→ **TASK PROMPT**
In the records that follow, locate every line with "standalone" and extract it.

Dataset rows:
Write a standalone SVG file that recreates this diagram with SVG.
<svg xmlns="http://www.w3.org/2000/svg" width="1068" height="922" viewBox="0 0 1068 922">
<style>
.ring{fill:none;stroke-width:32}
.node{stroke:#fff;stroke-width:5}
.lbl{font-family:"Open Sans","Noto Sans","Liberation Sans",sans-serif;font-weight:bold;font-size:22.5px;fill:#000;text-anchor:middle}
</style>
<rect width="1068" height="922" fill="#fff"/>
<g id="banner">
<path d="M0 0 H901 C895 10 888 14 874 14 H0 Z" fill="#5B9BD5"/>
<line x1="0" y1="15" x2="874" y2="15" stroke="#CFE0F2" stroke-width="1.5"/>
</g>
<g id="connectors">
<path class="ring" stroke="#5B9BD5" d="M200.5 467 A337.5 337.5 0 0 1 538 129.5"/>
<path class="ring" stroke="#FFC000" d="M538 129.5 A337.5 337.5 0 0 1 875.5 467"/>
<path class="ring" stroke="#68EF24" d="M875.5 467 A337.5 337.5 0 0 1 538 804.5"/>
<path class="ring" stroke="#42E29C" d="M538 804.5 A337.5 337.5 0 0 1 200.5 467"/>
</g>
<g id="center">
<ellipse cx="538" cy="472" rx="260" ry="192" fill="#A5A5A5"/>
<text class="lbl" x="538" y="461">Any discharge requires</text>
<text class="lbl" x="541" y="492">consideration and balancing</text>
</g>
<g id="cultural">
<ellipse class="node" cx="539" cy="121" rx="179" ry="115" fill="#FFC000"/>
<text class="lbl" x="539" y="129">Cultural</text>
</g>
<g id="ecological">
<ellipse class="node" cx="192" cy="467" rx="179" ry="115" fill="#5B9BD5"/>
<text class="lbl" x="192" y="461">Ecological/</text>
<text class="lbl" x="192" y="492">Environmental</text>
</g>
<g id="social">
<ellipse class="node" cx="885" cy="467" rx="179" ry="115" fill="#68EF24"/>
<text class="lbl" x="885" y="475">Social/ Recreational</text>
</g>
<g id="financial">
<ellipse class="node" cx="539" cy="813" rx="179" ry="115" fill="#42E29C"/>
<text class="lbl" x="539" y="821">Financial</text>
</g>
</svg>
...
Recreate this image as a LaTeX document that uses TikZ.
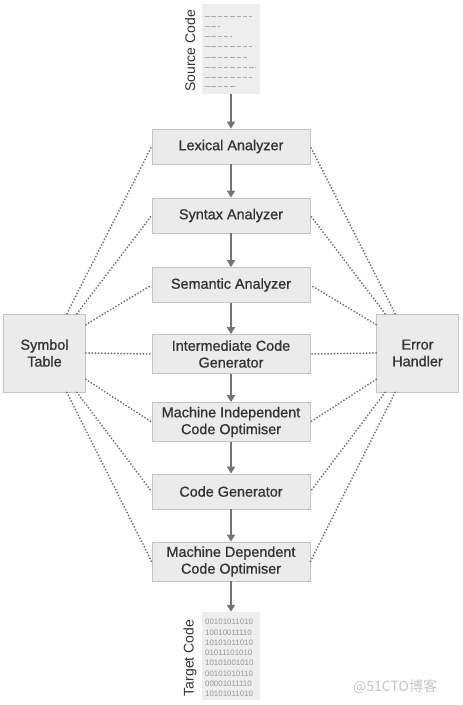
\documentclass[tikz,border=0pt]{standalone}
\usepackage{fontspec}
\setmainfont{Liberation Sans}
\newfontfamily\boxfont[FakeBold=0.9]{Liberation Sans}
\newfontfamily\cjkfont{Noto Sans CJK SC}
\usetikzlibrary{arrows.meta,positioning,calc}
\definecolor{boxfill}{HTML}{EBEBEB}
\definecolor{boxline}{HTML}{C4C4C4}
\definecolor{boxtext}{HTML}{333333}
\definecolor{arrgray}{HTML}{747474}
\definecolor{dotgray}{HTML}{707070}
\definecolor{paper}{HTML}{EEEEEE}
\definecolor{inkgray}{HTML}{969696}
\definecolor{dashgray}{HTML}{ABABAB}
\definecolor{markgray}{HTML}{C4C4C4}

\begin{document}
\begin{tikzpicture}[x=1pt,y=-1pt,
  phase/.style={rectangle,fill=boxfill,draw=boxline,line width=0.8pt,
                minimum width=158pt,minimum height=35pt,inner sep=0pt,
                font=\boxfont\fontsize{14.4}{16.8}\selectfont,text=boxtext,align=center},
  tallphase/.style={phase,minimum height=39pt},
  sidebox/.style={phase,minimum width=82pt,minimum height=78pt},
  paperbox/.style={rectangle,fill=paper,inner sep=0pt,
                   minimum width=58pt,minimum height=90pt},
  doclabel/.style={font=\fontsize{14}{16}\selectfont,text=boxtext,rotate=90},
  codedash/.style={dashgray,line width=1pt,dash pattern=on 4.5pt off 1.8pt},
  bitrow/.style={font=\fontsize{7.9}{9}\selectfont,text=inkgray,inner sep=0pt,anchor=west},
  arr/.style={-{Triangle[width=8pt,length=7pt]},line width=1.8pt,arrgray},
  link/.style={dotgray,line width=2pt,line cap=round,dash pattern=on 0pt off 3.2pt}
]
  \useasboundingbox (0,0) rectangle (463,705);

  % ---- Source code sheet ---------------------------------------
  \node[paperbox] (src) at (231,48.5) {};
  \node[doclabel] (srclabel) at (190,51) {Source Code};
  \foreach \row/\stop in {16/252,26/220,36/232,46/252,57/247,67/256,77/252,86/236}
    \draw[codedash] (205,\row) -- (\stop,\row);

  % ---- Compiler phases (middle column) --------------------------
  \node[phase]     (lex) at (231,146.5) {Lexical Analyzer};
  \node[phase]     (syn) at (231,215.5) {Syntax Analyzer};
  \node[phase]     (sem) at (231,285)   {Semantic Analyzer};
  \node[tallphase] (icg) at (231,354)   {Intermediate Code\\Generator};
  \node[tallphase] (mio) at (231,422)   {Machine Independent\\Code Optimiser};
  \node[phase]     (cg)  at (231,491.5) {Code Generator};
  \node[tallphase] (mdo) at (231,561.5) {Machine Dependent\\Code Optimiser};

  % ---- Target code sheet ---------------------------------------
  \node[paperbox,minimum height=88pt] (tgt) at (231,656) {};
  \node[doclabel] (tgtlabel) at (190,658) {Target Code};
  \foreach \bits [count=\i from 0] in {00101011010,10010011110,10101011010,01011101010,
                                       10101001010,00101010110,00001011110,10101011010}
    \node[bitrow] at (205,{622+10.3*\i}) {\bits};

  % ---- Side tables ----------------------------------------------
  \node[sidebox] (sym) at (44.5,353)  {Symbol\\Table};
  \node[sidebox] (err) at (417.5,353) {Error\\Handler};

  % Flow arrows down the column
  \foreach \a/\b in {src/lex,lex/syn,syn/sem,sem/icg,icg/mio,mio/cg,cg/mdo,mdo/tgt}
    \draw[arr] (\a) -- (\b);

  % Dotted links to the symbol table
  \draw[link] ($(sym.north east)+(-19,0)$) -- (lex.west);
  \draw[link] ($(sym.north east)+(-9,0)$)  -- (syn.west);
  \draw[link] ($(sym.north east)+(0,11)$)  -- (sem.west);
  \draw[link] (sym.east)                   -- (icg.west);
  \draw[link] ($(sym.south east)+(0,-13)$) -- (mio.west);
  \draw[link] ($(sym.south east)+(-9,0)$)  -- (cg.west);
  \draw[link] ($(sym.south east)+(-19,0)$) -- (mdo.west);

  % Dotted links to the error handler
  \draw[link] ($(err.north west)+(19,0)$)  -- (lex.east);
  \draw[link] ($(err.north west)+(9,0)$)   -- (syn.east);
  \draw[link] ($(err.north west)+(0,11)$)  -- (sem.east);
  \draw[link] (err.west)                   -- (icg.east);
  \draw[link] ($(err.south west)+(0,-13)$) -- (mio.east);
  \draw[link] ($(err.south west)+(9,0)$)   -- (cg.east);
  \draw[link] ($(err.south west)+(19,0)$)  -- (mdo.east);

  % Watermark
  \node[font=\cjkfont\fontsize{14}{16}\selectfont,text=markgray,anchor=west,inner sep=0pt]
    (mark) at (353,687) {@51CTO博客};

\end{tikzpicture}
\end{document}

→ **EXERCISE RESULT**
Write a standalone SVG file that recreates this diagram with SVG.
\documentclass[tikz,border=0pt]{standalone}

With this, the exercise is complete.